> _Your objective_
In the entries below, print exactly the lines from the first through the one with "ax = fig.add_axes([112/W, 60/H, (804-112)/W, (427-45)/H])", both included, and none of the pictures.

> _Given data_
***

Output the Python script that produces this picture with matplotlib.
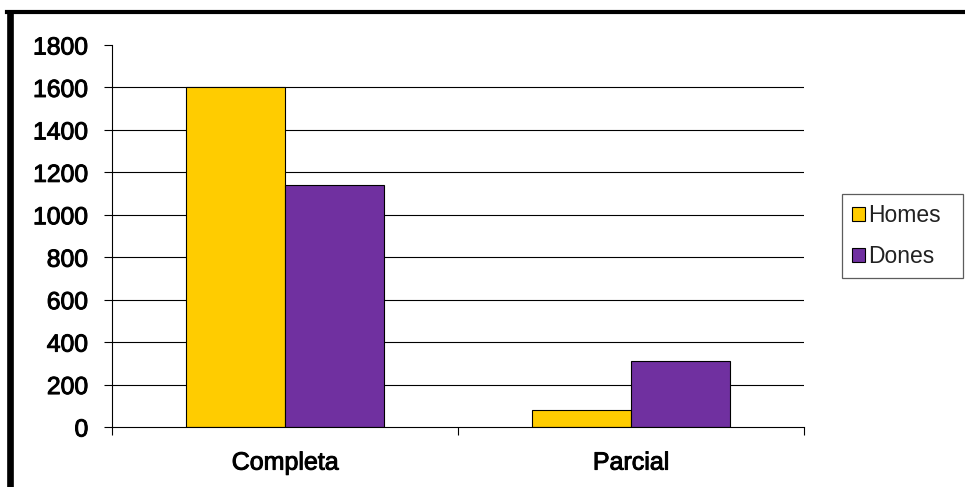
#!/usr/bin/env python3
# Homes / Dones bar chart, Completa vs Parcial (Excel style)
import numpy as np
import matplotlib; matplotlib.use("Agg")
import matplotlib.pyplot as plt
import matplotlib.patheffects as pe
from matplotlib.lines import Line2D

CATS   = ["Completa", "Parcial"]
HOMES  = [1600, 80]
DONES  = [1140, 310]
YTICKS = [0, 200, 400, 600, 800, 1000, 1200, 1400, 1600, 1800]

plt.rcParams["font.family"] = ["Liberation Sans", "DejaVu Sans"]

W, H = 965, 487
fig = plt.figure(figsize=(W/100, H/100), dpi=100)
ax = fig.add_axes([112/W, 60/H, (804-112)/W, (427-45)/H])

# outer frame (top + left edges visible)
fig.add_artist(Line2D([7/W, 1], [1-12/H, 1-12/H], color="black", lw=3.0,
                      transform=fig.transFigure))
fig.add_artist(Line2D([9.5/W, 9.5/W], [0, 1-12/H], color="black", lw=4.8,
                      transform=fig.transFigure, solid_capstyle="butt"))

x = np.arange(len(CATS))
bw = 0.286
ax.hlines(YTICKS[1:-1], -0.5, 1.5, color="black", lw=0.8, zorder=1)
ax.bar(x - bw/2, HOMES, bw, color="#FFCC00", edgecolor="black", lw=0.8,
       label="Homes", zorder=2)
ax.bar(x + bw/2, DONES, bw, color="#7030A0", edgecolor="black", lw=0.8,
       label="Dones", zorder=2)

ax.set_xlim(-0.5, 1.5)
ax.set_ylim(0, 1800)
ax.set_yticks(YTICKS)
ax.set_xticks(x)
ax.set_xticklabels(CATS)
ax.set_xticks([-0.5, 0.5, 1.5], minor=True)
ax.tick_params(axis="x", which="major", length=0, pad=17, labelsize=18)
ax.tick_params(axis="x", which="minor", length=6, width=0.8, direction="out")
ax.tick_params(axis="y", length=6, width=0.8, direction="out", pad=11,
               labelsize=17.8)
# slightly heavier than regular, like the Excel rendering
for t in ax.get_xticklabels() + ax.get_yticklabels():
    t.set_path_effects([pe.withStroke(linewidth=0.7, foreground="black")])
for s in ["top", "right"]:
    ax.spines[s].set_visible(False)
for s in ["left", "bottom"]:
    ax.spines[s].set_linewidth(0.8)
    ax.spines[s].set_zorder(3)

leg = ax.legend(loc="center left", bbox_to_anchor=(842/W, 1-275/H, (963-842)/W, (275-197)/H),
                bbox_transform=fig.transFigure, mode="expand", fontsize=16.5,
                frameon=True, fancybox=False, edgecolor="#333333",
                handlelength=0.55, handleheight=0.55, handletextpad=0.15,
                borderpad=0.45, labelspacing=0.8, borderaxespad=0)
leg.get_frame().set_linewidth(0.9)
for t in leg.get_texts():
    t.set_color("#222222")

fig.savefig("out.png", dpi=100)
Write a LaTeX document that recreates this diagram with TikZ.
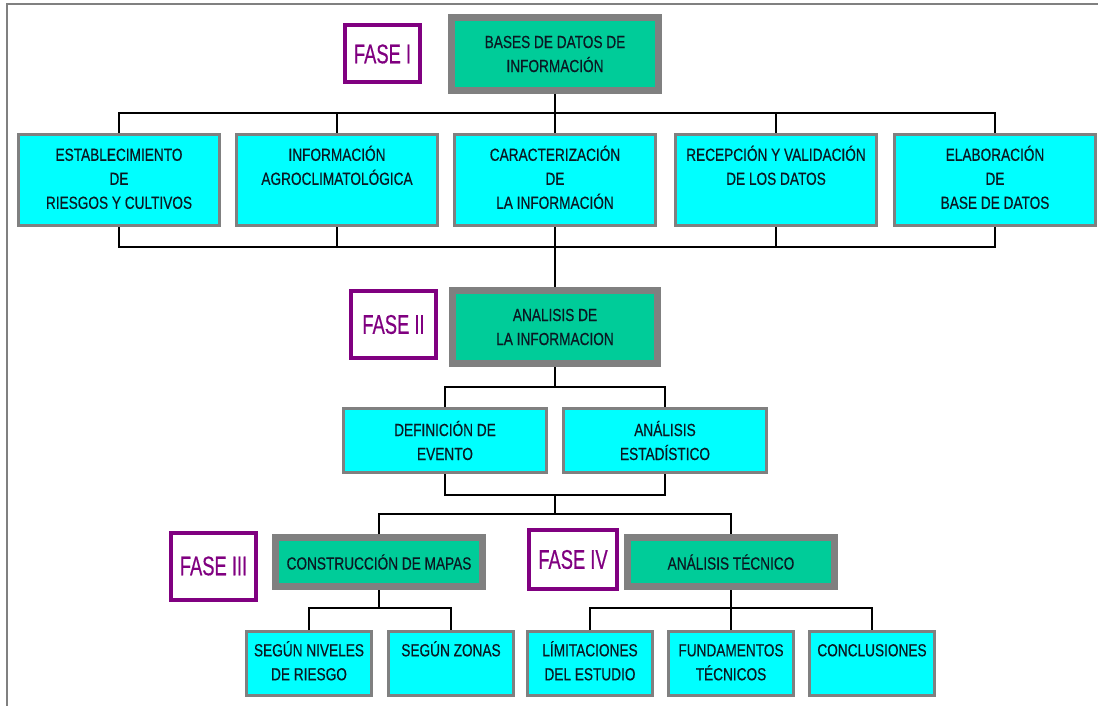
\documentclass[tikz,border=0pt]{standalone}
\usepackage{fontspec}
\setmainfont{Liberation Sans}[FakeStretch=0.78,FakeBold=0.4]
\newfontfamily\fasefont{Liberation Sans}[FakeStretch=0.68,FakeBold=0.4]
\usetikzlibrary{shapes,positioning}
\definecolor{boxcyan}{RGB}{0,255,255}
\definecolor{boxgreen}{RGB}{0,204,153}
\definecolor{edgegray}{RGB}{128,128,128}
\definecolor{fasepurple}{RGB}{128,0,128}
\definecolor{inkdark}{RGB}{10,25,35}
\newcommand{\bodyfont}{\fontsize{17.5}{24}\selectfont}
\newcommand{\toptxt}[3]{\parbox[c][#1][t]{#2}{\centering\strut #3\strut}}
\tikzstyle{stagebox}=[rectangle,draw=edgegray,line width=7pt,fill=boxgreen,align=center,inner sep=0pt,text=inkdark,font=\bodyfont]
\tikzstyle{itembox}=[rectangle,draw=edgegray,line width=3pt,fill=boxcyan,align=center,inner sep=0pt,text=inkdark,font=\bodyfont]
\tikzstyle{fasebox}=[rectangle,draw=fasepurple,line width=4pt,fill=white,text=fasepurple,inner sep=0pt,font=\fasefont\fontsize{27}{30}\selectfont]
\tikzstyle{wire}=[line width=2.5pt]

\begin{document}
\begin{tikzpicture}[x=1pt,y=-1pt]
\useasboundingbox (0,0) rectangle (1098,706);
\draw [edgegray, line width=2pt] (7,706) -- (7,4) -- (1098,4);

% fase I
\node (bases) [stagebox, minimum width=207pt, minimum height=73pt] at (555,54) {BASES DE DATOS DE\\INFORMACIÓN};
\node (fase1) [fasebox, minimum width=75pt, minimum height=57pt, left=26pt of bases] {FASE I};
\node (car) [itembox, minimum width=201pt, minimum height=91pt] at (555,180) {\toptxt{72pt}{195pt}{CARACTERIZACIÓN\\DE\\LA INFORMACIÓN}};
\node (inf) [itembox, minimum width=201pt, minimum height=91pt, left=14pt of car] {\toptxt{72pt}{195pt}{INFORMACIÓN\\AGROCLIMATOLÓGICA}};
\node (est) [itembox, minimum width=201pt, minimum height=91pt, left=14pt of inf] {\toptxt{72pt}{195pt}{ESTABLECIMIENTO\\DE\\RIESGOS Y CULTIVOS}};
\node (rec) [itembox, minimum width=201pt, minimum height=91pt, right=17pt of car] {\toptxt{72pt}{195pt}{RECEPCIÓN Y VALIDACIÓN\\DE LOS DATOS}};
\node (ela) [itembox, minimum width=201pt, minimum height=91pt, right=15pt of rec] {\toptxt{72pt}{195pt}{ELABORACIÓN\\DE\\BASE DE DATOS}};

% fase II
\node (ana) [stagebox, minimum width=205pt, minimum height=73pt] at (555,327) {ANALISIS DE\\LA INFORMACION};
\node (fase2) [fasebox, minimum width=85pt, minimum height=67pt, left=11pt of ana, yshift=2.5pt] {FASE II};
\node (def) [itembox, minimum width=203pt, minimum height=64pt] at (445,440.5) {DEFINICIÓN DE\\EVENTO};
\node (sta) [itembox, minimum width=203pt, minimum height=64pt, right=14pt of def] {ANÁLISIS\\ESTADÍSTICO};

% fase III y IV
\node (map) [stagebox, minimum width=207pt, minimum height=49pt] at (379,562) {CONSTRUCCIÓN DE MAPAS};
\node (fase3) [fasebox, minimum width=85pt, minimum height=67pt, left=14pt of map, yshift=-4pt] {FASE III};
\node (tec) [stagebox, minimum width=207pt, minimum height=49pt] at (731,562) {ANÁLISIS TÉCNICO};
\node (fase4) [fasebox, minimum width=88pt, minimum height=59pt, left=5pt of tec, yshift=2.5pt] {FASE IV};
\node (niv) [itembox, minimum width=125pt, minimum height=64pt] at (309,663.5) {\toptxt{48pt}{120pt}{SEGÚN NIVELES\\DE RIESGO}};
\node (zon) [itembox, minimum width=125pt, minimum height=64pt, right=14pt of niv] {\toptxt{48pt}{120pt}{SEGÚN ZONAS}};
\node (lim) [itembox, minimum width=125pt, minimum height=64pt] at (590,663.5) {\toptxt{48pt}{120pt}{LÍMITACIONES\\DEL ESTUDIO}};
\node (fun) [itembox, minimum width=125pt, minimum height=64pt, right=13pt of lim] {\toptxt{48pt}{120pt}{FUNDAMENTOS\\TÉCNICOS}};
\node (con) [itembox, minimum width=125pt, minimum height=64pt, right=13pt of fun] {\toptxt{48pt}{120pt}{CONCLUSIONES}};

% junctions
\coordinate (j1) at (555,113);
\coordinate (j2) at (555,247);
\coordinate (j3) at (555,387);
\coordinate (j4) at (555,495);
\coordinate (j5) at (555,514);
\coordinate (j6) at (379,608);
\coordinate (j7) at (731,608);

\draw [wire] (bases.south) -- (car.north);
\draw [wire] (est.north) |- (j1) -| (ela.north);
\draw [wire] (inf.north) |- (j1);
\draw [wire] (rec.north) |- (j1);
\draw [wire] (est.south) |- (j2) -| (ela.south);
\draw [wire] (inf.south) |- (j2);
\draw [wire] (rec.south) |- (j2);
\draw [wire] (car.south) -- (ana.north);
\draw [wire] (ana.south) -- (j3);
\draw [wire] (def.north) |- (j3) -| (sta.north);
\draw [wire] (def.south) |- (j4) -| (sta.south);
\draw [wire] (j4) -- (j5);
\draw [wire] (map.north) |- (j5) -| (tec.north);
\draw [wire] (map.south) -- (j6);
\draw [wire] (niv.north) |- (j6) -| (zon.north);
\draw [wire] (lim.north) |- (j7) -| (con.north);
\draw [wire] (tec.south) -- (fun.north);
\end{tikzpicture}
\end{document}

***

> _The reply_
Output the Python script that produces this picture with matplotlib.
#!/usr/bin/env python3
# Homes / Dones bar chart, Completa vs Parcial (Excel style)
import numpy as np
import matplotlib; matplotlib.use("Agg")
import matplotlib.pyplot as plt
import matplotlib.patheffects as pe
from matplotlib.lines import Line2D

CATS   = ["Completa", "Parcial"]
HOMES  = [1600, 80]
DONES  = [1140, 310]
YTICKS = [0, 200, 400, 600, 800, 1000, 1200, 1400, 1600, 1800]

plt.rcParams["font.family"] = ["Liberation Sans", "DejaVu Sans"]

W, H = 965, 487
fig = plt.figure(figsize=(W/100, H/100), dpi=100)
ax = fig.add_axes([112/W, 60/H, (804-112)/W, (427-45)/H])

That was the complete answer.